I have read through similar discussions on this, and I have seen to change device-id to local-rank for [backend-cuda] and to change GPUs to “compute exclusive mode”. However, I am running PyFR on supercomputer HPC cluster and do not have any sort of sudo access to change to compute exclusive mode. If someone could help me with a general idea as to how to run PyFR on multiple GPUs on supercomputer cluster it would be greatly appreciated. Maybe the only way is to submit a batch job rather than an interactive desktop. Perhaps modifying the beginning of my job script for 1 GPU would do the trick?:
Thanks for the quick reply! I am in need of more GPUs, as I am running a large grid with only 1 GPU and getting a CUDA out of memory error.
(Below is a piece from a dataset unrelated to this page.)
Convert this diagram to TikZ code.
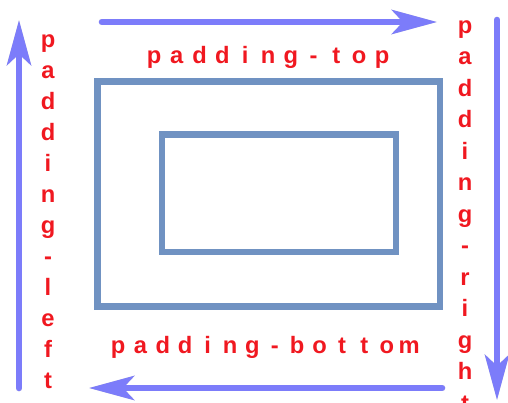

When I run it as a batch job and request multiple GPUs, do I set device-id = local-rank for [backend-cuda]?
Also, when partitioning, should I be partitioning the grid in the number of GPUs that I have or the number of cores? i.e. if I have 4 GPUs and 48 cores, would I partition my mesh in 48 or 4? I had always assumed to do number of cores and that is why I have ntasks-per-node set to 48.
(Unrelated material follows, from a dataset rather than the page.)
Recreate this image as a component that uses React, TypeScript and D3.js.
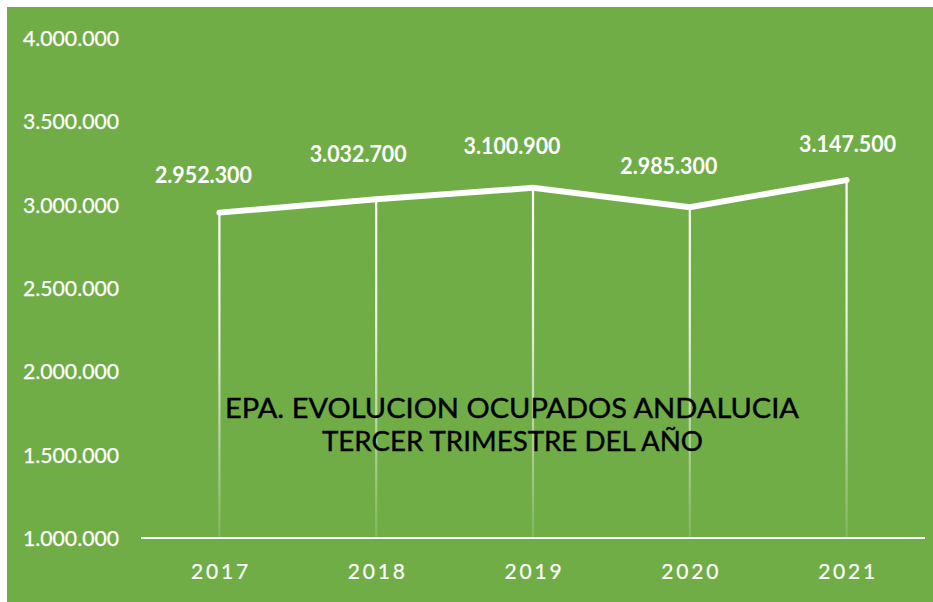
import React from "react";
import * as d3 from "d3";

const years = ["2017", "2018", "2019", "2020", "2021"];
const ocupados = [2952300, 3032700, 3100900, 2985300, 3147500];
const yTicks = [1000000, 1500000, 2000000, 2500000, 3000000, 3500000, 4000000];
const titleLines = ["EPA. EVOLUCION OCUPADOS ANDALUCIA", "TERCER TRIMESTRE DEL AÑO"];

const W = 933;
const H = 602;
const FONT = "Lato, 'Open Sans', sans-serif";

// manual label nudges (as placed in the original chart)
const labelDx = [-16, -18, -21, -21, 1];
const labelDy = [-38, -46, -42, -42, -37];

const fmt = (v: number) => d3.format(",")(v).replace(/,/g, ".");

export default function App() {
  const x = d3.scaleBand<string>().domain(years).range([141, 925]);
  const y = d3.scaleLinear().domain([1000000, 4000000]).range([538, 38]);
  const cx = (d: string) => (x(d) as number) + x.bandwidth() / 2;

  const pts: [number, number][] = years.map((yr, i) => [cx(yr), y(ocupados[i])]);
  const line = d3.line<[number, number]>().x((p) => p[0]).y((p) => p[1]);

  return (
    <svg
      width={W}
      height={H}
      style={{ position: "absolute", left: 0, top: 0 }}
      fontFamily={FONT}
    >
      <defs>
        {pts.map((p, i) => (
          <linearGradient
            key={i}
            id={`drop${i}`}
            gradientUnits="userSpaceOnUse"
            x1={0}
            y1={p[1]}
            x2={0}
            y2={y(1000000)}
          >
            <stop offset="0" stopColor="#ffffff" stopOpacity={1} />
            <stop offset="0.35" stopColor="#ffffff" stopOpacity={0.85} />
            <stop offset="1" stopColor="#ffffff" stopOpacity={0.12} />
          </linearGradient>
        ))}
      </defs>
      <rect x={0} y={0} width={W} height={H} fill="#ffffff" />
      <rect x={7} y={7} width={W - 7} height={H - 7} fill="#70AD47" />

      {/* y tick labels */}
      {yTicks.map((t) => (
        <text
          key={t}
          x={119}
          y={y(t)}
          textAnchor="end"
          dominantBaseline="central"
          fill="#ffffff"
          fontSize={21.5}
          textLength={96}
          lengthAdjust="spacingAndGlyphs"
          stroke="#ffffff"
          strokeWidth={0.25}
        >
          {fmt(t)}
        </text>
      ))}

      {/* drop lines */}
      {pts.map((p, i) => (
        <line
          key={i}
          x1={p[0]}
          x2={p[0]}
          y1={p[1]}
          y2={y(1000000)}
          stroke={`url(#drop${i})`}
          strokeWidth={2.2}
        />
      ))}

      {/* x axis */}
      <line x1={141} x2={925} y1={y(1000000)} y2={y(1000000)} stroke="#ffffff" strokeWidth={2} />
      {years.map((yr) => (
        <text
          key={yr}
          x={cx(yr) + 1.5}
          y={570}
          textAnchor="middle"
          dominantBaseline="central"
          fill="#ffffff"
          fontSize={21}
          letterSpacing={2.8}
          stroke="#ffffff"
          strokeWidth={0.2}
        >
          {yr}
        </text>
      ))}

      {/* series line */}
      <path
        d={line(pts) || ""}
        fill="none"
        stroke="#ffffff"
        strokeWidth={6}
        strokeLinecap="round"
        strokeLinejoin="miter"
      />

      {/* data labels */}
      {pts.map((p, i) => (
        <text
          key={i}
          x={p[0] + labelDx[i]}
          y={p[1] + labelDy[i]}
          textAnchor="middle"
          dominantBaseline="central"
          fill="#ffffff"
          fontSize={22}
          fontWeight="bold"
          textLength={97}
          lengthAdjust="spacingAndGlyphs"
        >
          {fmt(ocupados[i])}
        </text>
      ))}

      {/* title */}
      <text
        x={512}
        y={407}
        textAnchor="middle"
        dominantBaseline="central"
        fill="#000000"
        fontSize={27}
        textLength={574}
        lengthAdjust="spacingAndGlyphs"
        stroke="#000000"
        strokeWidth={0.4}
      >
        {titleLines[0]}
      </text>
      <text
        x={512.5}
        y={440}
        textAnchor="middle"
        dominantBaseline="central"
        fill="#000000"
        fontSize={27}
        textLength={381}
        lengthAdjust="spacingAndGlyphs"
        stroke="#000000"
        strokeWidth={0.4}
      >
        {titleLines[1]}
      </text>
    </svg>
  );
}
Thank you! Also, one quick unrelated question. When I was running some of PyFR’s test cases, I would sometimes get a nice progress bar that appeared below GPUFreq = control_disabled that updated the sim’s progress and ETA. However, most of the time I do not see it. Is there a way to have this always show up?
Thanks, that worked. Also, when running with multiple GPUs like we discussed earlier, I am seeing that only 1 of my GPUs is being used with local-rank. Here is what NVIDIA-smi shows me during one of the runs:
Yes, that is what I have it set at as I mentioned. Any other advice as how I can get it to run with all 4 GPUs? I am on a supercomputer cluster, so I do not have any sort of sudo access or anything. Thank you!
What system are you trying to run on? I would try setting --gpus-per-task=1. This should give each rank a GPU, which it sees as device 0. And then set device-id=0 in the .ini file.